Consider Home Equity Loans To Pay For College

If you or your parents own a house, one option you may want to explore is a Home Equity Loan, or even a Home Equity Line of Credit (known as HELOC) to pay for college.  Like a mortgage, this credit is based on the appraised price of your house.  This is a very concrete example of how owning a home can be a very beneficial investment for your future.  Because these types of loans are consumer loans, you are not subject to the same types of restrictions based on higher income, as with Federal Loans. 

How It Works

The Home Equity Loan amount is taken from a percentage of your home’s appraised value, subtracting any outstanding balance left from the sale of the house or a mortgage.  How and if you will be able to repay this loan is also considered when you apply.  Your credit history is also an important factor.  Instead of getting the entire amount the loan may give you access to, you may want to explore taking out a line of credit.

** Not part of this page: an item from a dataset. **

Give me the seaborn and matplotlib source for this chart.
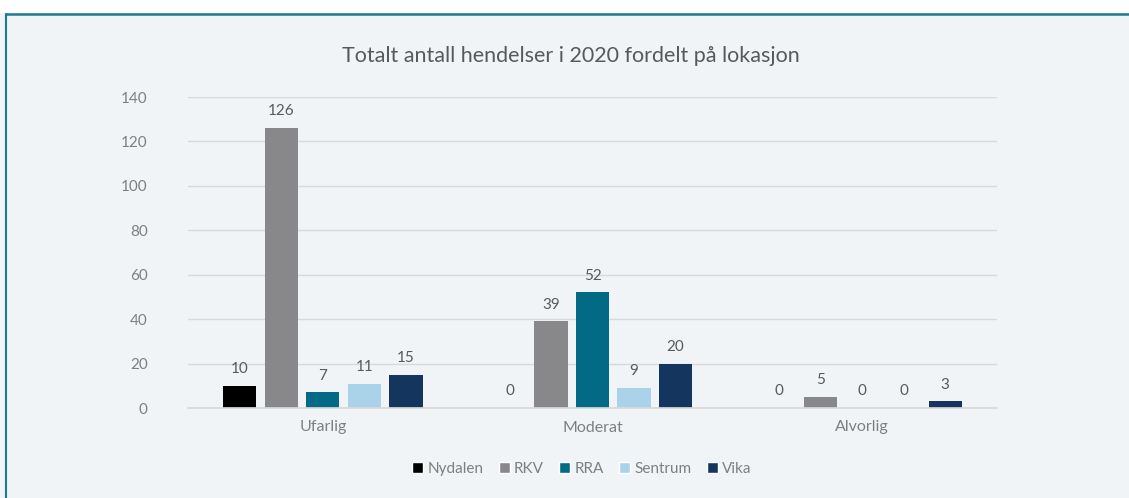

With HELOC, it acts more like a debit credit account.  Instead of getting a lump sum of money, which you pay back, with a line of credit, you can take out small amounts of money at a time.  That same amount they would have given you had you taken out a home equity loan, now becomes your credit limit.  This might be a good way to match the tuition difference left by smaller scholarships, grants, or subsidized federal loans.  It would also make for a smaller amount of interest to be accrued at one  time because there is no interest charged on the amount of credit you do not withdraw.

With either of these loans, keep in mind that whatever interest you do rack up, it is usually tax deductible.  The interest rate on these loans is based on you or your parents’ credit history.  They work like any other credit line or loan in that regard. 

What Sets Home Equity Loans Apart

Unlike other loans, including the Federal Family Education Loans, this sort of loan is considered a “fixed” agreement, meaning that they will not simply sue you or your parents if this loan is defaulted upon, your house is put up for collateral; thus, if you do not keep up with your loan payments, they will take your house.  However, if you keep up with the minimum payments, they tend to give you between 10 and 30 years to pay off the loan.

However, again make sure to not over load yourself with needless debt simply because it is open to you.  Like a Signature Loan, Home Equity Loans are just good backup plans when your scholarships and grants, and smaller Federal Loans just are not enough to cover tuition costs and fees.  If you are given the opportunity to use college loans, take it.  Student Loans are meant, geared and designed for helping students through college.  Home Equity Loans should be viewed as a last ditch effort, and again, loans are not free money, they are meant to be paid back.  Be conservative when you decide how much money to take out.

If your parents decide to take out a Home Equity Loan, make sure that you are in on the plan.  It is, after all, your education.  Although they are being generous and helpful in finding you funds to get you through college, you should get into the habit of having a financial stake in the matter.  Physically looking for college funds yourself, or working out a budget with your parents’ help is excellent training for when you are in college, or more importantly, when you graduate and no longer have your parents beside you, holding your hand.  Get involved in your financial responsibilities as early as possible.  It may be difficult at first, but you will definitely benefit from the experience.